▶ [SHORT PROBLEM]:
Set down the data below without change, skipping the pictures it holds.

☆ ☆ ☆ ☆ ☆ ☆ ☆

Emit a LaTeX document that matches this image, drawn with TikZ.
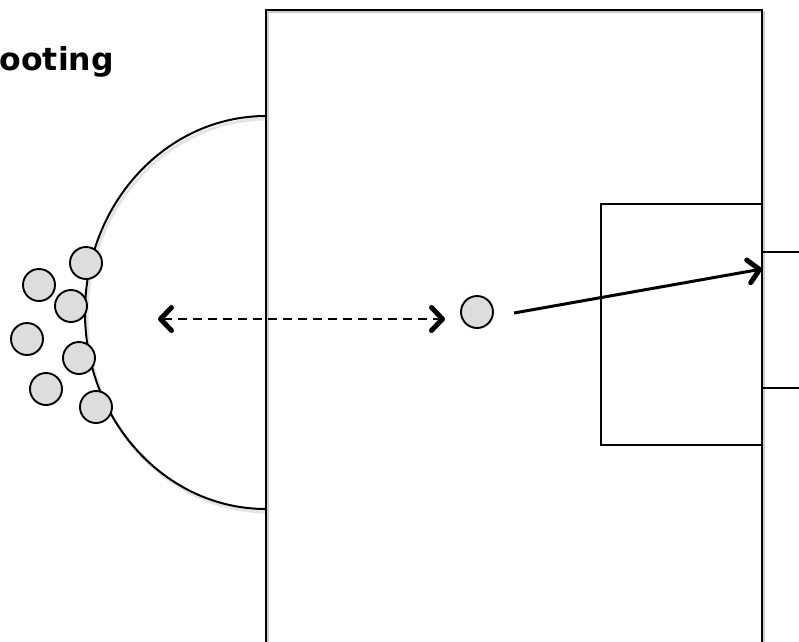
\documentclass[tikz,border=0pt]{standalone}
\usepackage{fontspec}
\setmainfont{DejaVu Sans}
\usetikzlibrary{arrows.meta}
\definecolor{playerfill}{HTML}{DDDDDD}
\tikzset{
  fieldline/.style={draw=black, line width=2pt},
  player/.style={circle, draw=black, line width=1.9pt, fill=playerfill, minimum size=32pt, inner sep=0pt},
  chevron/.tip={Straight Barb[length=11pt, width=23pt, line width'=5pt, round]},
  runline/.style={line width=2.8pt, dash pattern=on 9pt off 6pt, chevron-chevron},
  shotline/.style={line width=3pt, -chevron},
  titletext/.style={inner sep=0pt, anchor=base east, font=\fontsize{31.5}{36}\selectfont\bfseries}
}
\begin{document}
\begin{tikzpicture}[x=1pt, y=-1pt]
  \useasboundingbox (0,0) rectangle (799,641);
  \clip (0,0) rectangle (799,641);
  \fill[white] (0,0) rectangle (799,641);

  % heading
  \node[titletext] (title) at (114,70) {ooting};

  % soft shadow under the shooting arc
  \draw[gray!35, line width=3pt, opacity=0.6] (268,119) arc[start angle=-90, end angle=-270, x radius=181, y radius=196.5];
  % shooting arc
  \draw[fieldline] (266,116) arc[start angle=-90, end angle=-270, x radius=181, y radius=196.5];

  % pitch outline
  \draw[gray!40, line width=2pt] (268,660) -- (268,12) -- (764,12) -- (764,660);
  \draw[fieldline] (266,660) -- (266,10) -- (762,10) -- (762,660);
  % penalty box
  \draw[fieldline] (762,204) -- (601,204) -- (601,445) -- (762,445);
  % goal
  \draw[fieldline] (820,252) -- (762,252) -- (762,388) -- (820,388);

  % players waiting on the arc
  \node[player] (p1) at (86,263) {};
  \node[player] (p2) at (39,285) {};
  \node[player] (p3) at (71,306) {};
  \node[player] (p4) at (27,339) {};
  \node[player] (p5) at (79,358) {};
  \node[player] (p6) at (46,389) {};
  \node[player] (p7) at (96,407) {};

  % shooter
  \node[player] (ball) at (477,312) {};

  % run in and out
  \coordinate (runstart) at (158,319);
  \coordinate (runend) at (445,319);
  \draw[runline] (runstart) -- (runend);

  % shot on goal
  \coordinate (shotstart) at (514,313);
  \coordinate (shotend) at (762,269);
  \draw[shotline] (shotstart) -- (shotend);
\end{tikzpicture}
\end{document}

☆ ☆ ☆ ☆ ☆ ☆ ☆

▶ [RESULT FOR THIS EXERCISE]:
Emit a LaTeX document that matches this image, drawn with TikZ.
\documentclass[tikz,border=0pt]{standalone}
\usepackage{fontspec}
\setmainfont{DejaVu Sans}
\usetikzlibrary{arrows.meta}
\definecolor{playerfill}{HTML}{DDDDDD}
\tikzset{
  fieldline/.style={draw=black, line width=2pt},
  player/.style={circle, draw=black, line width=1.9pt, fill=playerfill, minimum size=32pt, inner sep=0pt},
  chevron/.tip={Straight Barb[length=11pt, width=23pt, line width'=5pt, round]},
  runline/.style={line width=2.8pt, dash pattern=on 9pt off 6pt, chevron-chevron},
  shotline/.style={line width=3pt, -chevron},
  titletext/.style={inner sep=0pt, anchor=base east, font=\fontsize{31.5}{36}\selectfont\bfseries}
}
\begin{document}
\begin{tikzpicture}[x=1pt, y=-1pt]
  \useasboundingbox (0,0) rectangle (799,641);
  \clip (0,0) rectangle (799,641);
  \fill[white] (0,0) rectangle (799,641);

  % heading
  \node[titletext] (title) at (114,70) {ooting};

  % soft shadow under the shooting arc
  \draw[gray!35, line width=3pt, opacity=0.6] (268,119) arc[start angle=-90, end angle=-270, x radius=181, y radius=196.5];
  % shooting arc
  \draw[fieldline] (266,116) arc[start angle=-90, end angle=-270, x radius=181, y radius=196.5];

  % pitch outline
  \draw[gray!40, line width=2pt] (268,660) -- (268,12) -- (764,12) -- (764,660);
  \draw[fieldline] (266,660) -- (266,10) -- (762,10) -- (762,660);
  % penalty box
  \draw[fieldline] (762,204) -- (601,204) -- (601,445) -- (762,445);
  % goal
  \draw[fieldline] (820,252) -- (762,252) -- (762,388) -- (820,388);

  % players waiting on the arc
  \node[player] (p1) at (86,263) {};
  \node[player] (p2) at (39,285) {};
  \node[player] (p3) at (71,306) {};
  \node[player] (p4) at (27,339) {};
  \node[player] (p5) at (79,358) {};
  \node[player] (p6) at (46,389) {};
  \node[player] (p7) at (96,407) {};

  % shooter
  \node[player] (ball) at (477,312) {};

  % run in and out
  \coordinate (runstart) at (158,319);
  \coordinate (runend) at (445,319);
  \draw[runline] (runstart) -- (runend);

  % shot on goal
  \coordinate (shotstart) at (514,313);
  \coordinate (shotend) at (762,269);
  \draw[shotline] (shotstart) -- (shotend);
\end{tikzpicture}
\end{document}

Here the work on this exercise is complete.